Prompt:
No images are to be carried over; print all other material exactly as it stands.

Supplied information:
______
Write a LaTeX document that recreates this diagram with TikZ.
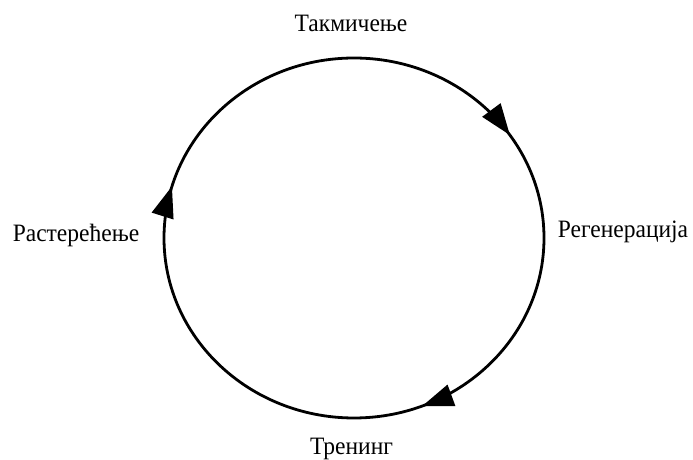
\documentclass[tikz,border=0pt]{standalone}
\usepackage{fontspec}
\setmainfont{Liberation Serif}
\usetikzlibrary{arrows.meta,decorations.markings}
\newcommand{\lbltext}[1]{\scalebox{0.94}[1]{#1}}
\begin{document}
\begin{tikzpicture}[x=1pt,y=1pt,
  lbl/.style={font=\fontsize{25}{28}\selectfont, inner sep=0pt, anchor=base},
  cyc/.style={line width=2.8pt, black},
  headtip/.style={line width=0pt}
]
\useasboundingbox (0,0) rectangle (693,460);
\coordinate (c) at (354,222);
\draw[cyc, postaction={decorate}, decoration={markings,
   mark=at position 0.190 with {\arrow[headtip]{Triangle[length=31pt,width=23pt]}},
   mark=at position 0.545 with {\arrow[headtip]{Triangle[length=31pt,width=23pt]}},
   mark=at position 0.905 with {\arrow[headtip]{Triangle[length=31pt,width=23pt]}}}]
  ([xshift=190pt]c) arc[start angle=0, end angle=-360, x radius=190, y radius=180];
\node[lbl] (tak) at (351,428) {\lbltext{Такмичење}};
\node[lbl] (reg) at (623,222) {\lbltext{Регенерација}};
\node[lbl] (tre) at (351.5,5) {\lbltext{Тренинг}};
\node[lbl] (ras) at (76,218) {\lbltext{Растерећење}};
\end{tikzpicture}
\end{document}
______
Result for this task:
Write a LaTeX document that recreates this diagram with TikZ.
\documentclass[tikz,border=0pt]{standalone}
\usepackage{fontspec}
\setmainfont{Liberation Serif}
\usetikzlibrary{arrows.meta,decorations.markings}
\newcommand{\lbltext}[1]{\scalebox{0.94}[1]{#1}}
\begin{document}
\begin{tikzpicture}[x=1pt,y=1pt,
  lbl/.style={font=\fontsize{25}{28}\selectfont, inner sep=0pt, anchor=base},
  cyc/.style={line width=2.8pt, black},
  headtip/.style={line width=0pt}
]
\useasboundingbox (0,0) rectangle (693,460);
\coordinate (c) at (354,222);
\draw[cyc, postaction={decorate}, decoration={markings,
   mark=at position 0.190 with {\arrow[headtip]{Triangle[length=31pt,width=23pt]}},
   mark=at position 0.545 with {\arrow[headtip]{Triangle[length=31pt,width=23pt]}},
   mark=at position 0.905 with {\arrow[headtip]{Triangle[length=31pt,width=23pt]}}}]
  ([xshift=190pt]c) arc[start angle=0, end angle=-360, x radius=190, y radius=180];
\node[lbl] (tak) at (351,428) {\lbltext{Такмичење}};
\node[lbl] (reg) at (623,222) {\lbltext{Регенерација}};
\node[lbl] (tre) at (351.5,5) {\lbltext{Тренинг}};
\node[lbl] (ras) at (76,218) {\lbltext{Растерећење}};
\end{tikzpicture}
\end{document}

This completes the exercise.